An Idaho National Laboratory scientist told the Senate committee that communications pathways — not just country of manufacture — create the main security risk for modern inverter‑based resources and batteries; she recommended prioritized inspections, contract clauses to allow inspection, firmware review, and cyber‑informed engineering.

Austin — The chief power‑grid scientist from Idaho National Laboratory said the most urgent risk to the Texas electric grid is not only where equipment is manufactured but how it is connected and updated.

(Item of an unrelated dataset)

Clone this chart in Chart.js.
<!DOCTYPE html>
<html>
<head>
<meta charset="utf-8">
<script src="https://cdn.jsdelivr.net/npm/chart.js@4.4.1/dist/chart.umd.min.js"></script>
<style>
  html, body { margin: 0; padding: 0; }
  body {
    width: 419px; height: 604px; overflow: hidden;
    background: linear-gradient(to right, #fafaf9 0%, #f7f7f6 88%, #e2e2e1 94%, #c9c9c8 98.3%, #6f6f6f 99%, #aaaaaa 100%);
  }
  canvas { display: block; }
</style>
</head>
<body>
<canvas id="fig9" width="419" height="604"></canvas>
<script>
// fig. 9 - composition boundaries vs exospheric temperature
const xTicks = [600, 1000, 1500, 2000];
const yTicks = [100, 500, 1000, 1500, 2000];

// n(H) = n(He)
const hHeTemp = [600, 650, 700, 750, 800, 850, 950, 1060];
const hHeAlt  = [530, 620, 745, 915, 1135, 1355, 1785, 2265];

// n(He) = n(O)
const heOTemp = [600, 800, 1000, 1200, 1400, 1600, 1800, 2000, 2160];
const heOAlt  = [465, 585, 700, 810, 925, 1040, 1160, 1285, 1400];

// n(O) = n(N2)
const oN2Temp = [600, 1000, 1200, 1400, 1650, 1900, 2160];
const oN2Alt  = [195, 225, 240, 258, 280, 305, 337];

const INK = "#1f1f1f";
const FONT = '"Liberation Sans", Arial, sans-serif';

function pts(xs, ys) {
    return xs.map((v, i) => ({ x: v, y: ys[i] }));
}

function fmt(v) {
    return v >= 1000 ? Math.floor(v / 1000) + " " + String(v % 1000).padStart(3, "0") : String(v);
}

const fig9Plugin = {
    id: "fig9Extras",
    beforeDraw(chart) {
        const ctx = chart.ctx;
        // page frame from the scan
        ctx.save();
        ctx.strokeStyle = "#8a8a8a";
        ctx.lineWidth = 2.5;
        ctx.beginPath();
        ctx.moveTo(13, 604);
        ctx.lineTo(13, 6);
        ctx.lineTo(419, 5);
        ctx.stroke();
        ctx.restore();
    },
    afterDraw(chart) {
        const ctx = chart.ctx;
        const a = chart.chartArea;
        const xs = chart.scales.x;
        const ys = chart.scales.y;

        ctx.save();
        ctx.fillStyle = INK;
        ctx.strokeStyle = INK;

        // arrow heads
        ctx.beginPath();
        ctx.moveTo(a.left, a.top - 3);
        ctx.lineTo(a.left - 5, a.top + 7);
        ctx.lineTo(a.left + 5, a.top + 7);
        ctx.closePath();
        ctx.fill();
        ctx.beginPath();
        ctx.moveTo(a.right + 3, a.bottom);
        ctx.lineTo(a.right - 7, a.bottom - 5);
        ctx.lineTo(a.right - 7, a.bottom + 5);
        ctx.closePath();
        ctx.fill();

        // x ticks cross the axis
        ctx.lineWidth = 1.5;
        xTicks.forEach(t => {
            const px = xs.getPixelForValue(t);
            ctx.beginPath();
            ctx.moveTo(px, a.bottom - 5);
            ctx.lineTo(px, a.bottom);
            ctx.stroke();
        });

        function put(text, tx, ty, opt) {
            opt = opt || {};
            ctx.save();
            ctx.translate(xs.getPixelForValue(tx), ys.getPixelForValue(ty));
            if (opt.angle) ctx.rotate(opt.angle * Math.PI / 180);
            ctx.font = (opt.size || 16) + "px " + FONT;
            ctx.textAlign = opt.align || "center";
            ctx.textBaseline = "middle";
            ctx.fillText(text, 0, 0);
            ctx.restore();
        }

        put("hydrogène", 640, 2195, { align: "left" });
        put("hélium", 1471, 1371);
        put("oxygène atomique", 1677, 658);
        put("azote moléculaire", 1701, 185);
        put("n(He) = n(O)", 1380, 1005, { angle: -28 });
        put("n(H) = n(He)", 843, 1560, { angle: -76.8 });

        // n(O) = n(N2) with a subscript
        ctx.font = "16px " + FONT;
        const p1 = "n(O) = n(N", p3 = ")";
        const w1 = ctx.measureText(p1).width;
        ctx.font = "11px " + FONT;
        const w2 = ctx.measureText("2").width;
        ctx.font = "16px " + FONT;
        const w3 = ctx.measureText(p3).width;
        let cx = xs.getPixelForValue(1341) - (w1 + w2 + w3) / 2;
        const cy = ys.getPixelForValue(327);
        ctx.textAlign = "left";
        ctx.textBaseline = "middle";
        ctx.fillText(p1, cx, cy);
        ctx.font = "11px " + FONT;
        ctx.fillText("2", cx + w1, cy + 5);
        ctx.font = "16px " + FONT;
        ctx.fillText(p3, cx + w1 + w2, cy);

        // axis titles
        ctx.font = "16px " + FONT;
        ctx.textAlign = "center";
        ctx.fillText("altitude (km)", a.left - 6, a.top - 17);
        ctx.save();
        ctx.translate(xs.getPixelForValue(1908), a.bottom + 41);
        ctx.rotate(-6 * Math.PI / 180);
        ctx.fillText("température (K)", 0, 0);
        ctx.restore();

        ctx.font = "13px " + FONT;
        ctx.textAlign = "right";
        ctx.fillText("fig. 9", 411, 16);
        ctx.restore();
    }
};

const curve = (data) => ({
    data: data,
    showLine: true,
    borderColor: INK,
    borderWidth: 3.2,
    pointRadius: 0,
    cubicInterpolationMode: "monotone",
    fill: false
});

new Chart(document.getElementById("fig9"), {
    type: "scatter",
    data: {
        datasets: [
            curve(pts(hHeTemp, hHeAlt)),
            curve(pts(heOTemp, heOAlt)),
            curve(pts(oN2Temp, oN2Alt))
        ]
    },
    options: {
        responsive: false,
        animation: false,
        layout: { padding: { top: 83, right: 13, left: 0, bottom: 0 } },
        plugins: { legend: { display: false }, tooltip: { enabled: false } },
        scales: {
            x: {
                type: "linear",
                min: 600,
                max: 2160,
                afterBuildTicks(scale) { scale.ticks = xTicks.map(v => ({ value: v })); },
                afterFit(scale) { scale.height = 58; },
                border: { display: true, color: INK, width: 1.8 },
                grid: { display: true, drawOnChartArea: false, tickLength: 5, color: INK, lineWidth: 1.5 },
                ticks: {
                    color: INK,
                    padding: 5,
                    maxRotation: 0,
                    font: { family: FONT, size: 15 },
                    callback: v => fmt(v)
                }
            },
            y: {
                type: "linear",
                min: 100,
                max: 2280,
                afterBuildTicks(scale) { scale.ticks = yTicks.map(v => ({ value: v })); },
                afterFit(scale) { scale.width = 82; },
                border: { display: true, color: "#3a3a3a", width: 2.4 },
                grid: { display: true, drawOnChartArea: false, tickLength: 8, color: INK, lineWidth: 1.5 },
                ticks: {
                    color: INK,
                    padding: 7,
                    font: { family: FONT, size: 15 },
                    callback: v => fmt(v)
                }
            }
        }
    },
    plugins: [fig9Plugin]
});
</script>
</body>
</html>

Dr. Emma Stewart told senators during the committee’s second panel that inverter‑based resources, battery energy storage systems and their control software are digitally active and increasingly interdependent. “If it has a communication system, we can consider it at risk at this point,” Stewart said. She pointed to documented adversary campaigns that have targeted energy operational networks and described situations where warranty and maintenance channels have become vectors for unintended access.

Stewart urged a prioritized, consequence‑based approach: inspect and remediate systems that serve hospitals, military installations and other high‑consequence sites first; require contract language that permits inspection and removal of clauses that block reverse engineering; and use national labs’ capabilities to audit firmware.

“We should focus those most intensive efforts where the consequences are highest, while providing resources for lower‑criticality systems,” she said.

UT Austin researchers on the panel reinforced the message, noting discrepancies between equipment ‘as‑built’ documentation and observed communications hardware on sites. Panelists said manufacturers’ contract clauses that forbid reverse engineering can inhibit state verification and recommended legislative protections allowing third‑party inspections without exposure to litigation.

What’s next: Committee members asked agencies to consider statutory authority to require inspection rights, increase collaboration with national labs, and fund technical assistance to local utilities for spot checks and firmware analysis.

Quoted: “It is very difficult to fully trace dependencies from raw materials to deployed systems,” Stewart said. “The concern is whether these systems are understood, controlled and secured.”